[Data extract start]

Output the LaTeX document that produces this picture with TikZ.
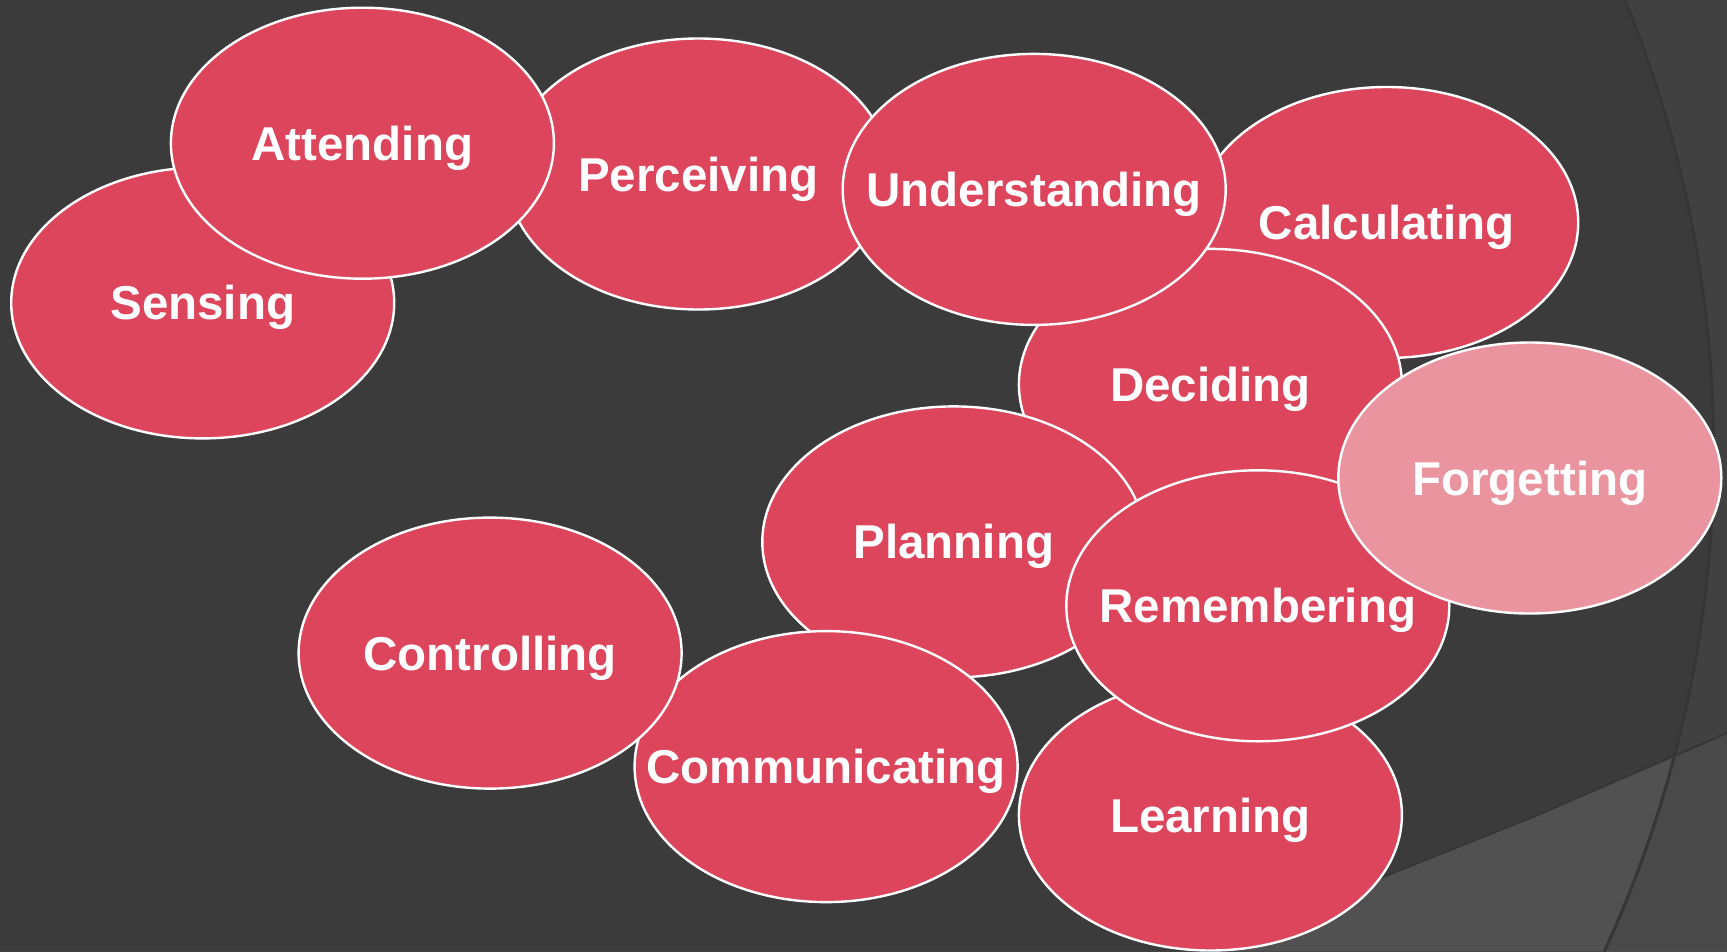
\documentclass[tikz,border=0pt]{standalone}
\usepackage{fontspec}
\setmainfont{Liberation Sans}
\usetikzlibrary{shapes.geometric}
\definecolor{bgbase}{HTML}{3B3B3B}
\definecolor{bgouter}{HTML}{414141}
\definecolor{bgwedge}{HTML}{515151}
\definecolor{bgwedgeouter}{HTML}{494949}
\definecolor{bgshade}{HTML}{363636}
\definecolor{bubred}{HTML}{DC455B}
\definecolor{bubpink}{HTML}{EA949F}
\tikzset{
  bub/.style={ellipse, draw=white, line width=2.4pt, fill=bubred,
    minimum width=383pt, minimum height=271pt, inner sep=0pt},
  pale/.style={fill=bubpink},
  txt/.style={text=white, font=\fontsize{47.5}{57}\selectfont\bfseries, inner sep=0pt, anchor=base}
}
\newcommand{\bubble}[4][]{%
  \node[bub,#1] (#2) at (#3) {};
  \node[txt] (#2-t) at ([yshift=-17pt]#2.center) {#4};
}
\begin{document}
\begin{tikzpicture}[x=1pt,y=-1pt]
\useasboundingbox (0,0) rectangle (1727,951);
% background
\fill[bgbase] (0,0) rectangle (1727,951);
\begin{scope}
  \clip (0,0) rectangle (1727,951);
  \fill[bgouter, even odd rule] (0,0) rectangle (1727,951) (520,452) circle (1192);
  \fill[bgwedge] (1150,975) -- (1383,877) -- (1533,817) -- (1727,733) -- (1727,975) -- cycle;
  \begin{scope}
    \clip (1150,975) -- (1383,877) -- (1533,817) -- (1727,733) -- (1727,975) -- cycle;
    \fill[bgwedgeouter, even odd rule] (0,0) rectangle (1727,951) (520,452) circle (1192);
  \end{scope}
  \draw[bgshade, line width=3pt] (520,452) circle (1193.5);
  \draw[bgshade, line width=2pt] (1150,975) -- (1383,877) -- (1533,817) -- (1727,733);
\end{scope}
% bubbles, from back to front
\bubble{sensing}{202.7,302.9}{Sensing}
\bubble{perceiving}{698.3,174.0}{Perceiving}
\bubble{attending}{362.4,143.2}{Attending}
\bubble{calculating}{1386.7,222.5}{Calculating}
\bubble{deciding}{1210.4,384.4}{Deciding}
\bubble{understanding}{1034.2,189.4}{Understanding}
\bubble{planning}{953.8,541.9}{Planning}
\bubble{learning}{1210.4,815.0}{Learning}
\bubble{remembering}{1257.8,605.8}{Remembering}
\bubble[pale]{forgetting}{1529.8,478.0}{Forgetting}
\bubble{communicating}{826.1,766.6}{Communicating}
\bubble{controlling}{490.1,653.1}{Controlling}
\end{tikzpicture}
\end{document}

[Data extract end]

__What is being asked__: Copy the listing word for word, excluding its pictures.

__Response__:
Output the LaTeX document that produces this picture with TikZ.
\documentclass[tikz,border=0pt]{standalone}
\usepackage{fontspec}
\setmainfont{Liberation Sans}
\usetikzlibrary{shapes.geometric}
\definecolor{bgbase}{HTML}{3B3B3B}
\definecolor{bgouter}{HTML}{414141}
\definecolor{bgwedge}{HTML}{515151}
\definecolor{bgwedgeouter}{HTML}{494949}
\definecolor{bgshade}{HTML}{363636}
\definecolor{bubred}{HTML}{DC455B}
\definecolor{bubpink}{HTML}{EA949F}
\tikzset{
  bub/.style={ellipse, draw=white, line width=2.4pt, fill=bubred,
    minimum width=383pt, minimum height=271pt, inner sep=0pt},
  pale/.style={fill=bubpink},
  txt/.style={text=white, font=\fontsize{47.5}{57}\selectfont\bfseries, inner sep=0pt, anchor=base}
}
\newcommand{\bubble}[4][]{%
  \node[bub,#1] (#2) at (#3) {};
  \node[txt] (#2-t) at ([yshift=-17pt]#2.center) {#4};
}
\begin{document}
\begin{tikzpicture}[x=1pt,y=-1pt]
\useasboundingbox (0,0) rectangle (1727,951);
% background
\fill[bgbase] (0,0) rectangle (1727,951);
\begin{scope}
  \clip (0,0) rectangle (1727,951);
  \fill[bgouter, even odd rule] (0,0) rectangle (1727,951) (520,452) circle (1192);
  \fill[bgwedge] (1150,975) -- (1383,877) -- (1533,817) -- (1727,733) -- (1727,975) -- cycle;
  \begin{scope}
    \clip (1150,975) -- (1383,877) -- (1533,817) -- (1727,733) -- (1727,975) -- cycle;
    \fill[bgwedgeouter, even odd rule] (0,0) rectangle (1727,951) (520,452) circle (1192);
  \end{scope}
  \draw[bgshade, line width=3pt] (520,452) circle (1193.5);
  \draw[bgshade, line width=2pt] (1150,975) -- (1383,877) -- (1533,817) -- (1727,733);
\end{scope}
% bubbles, from back to front
\bubble{sensing}{202.7,302.9}{Sensing}
\bubble{perceiving}{698.3,174.0}{Perceiving}
\bubble{attending}{362.4,143.2}{Attending}
\bubble{calculating}{1386.7,222.5}{Calculating}
\bubble{deciding}{1210.4,384.4}{Deciding}
\bubble{understanding}{1034.2,189.4}{Understanding}
\bubble{planning}{953.8,541.9}{Planning}
\bubble{learning}{1210.4,815.0}{Learning}
\bubble{remembering}{1257.8,605.8}{Remembering}
\bubble[pale]{forgetting}{1529.8,478.0}{Forgetting}
\bubble{communicating}{826.1,766.6}{Communicating}
\bubble{controlling}{490.1,653.1}{Controlling}
\end{tikzpicture}
\end{document}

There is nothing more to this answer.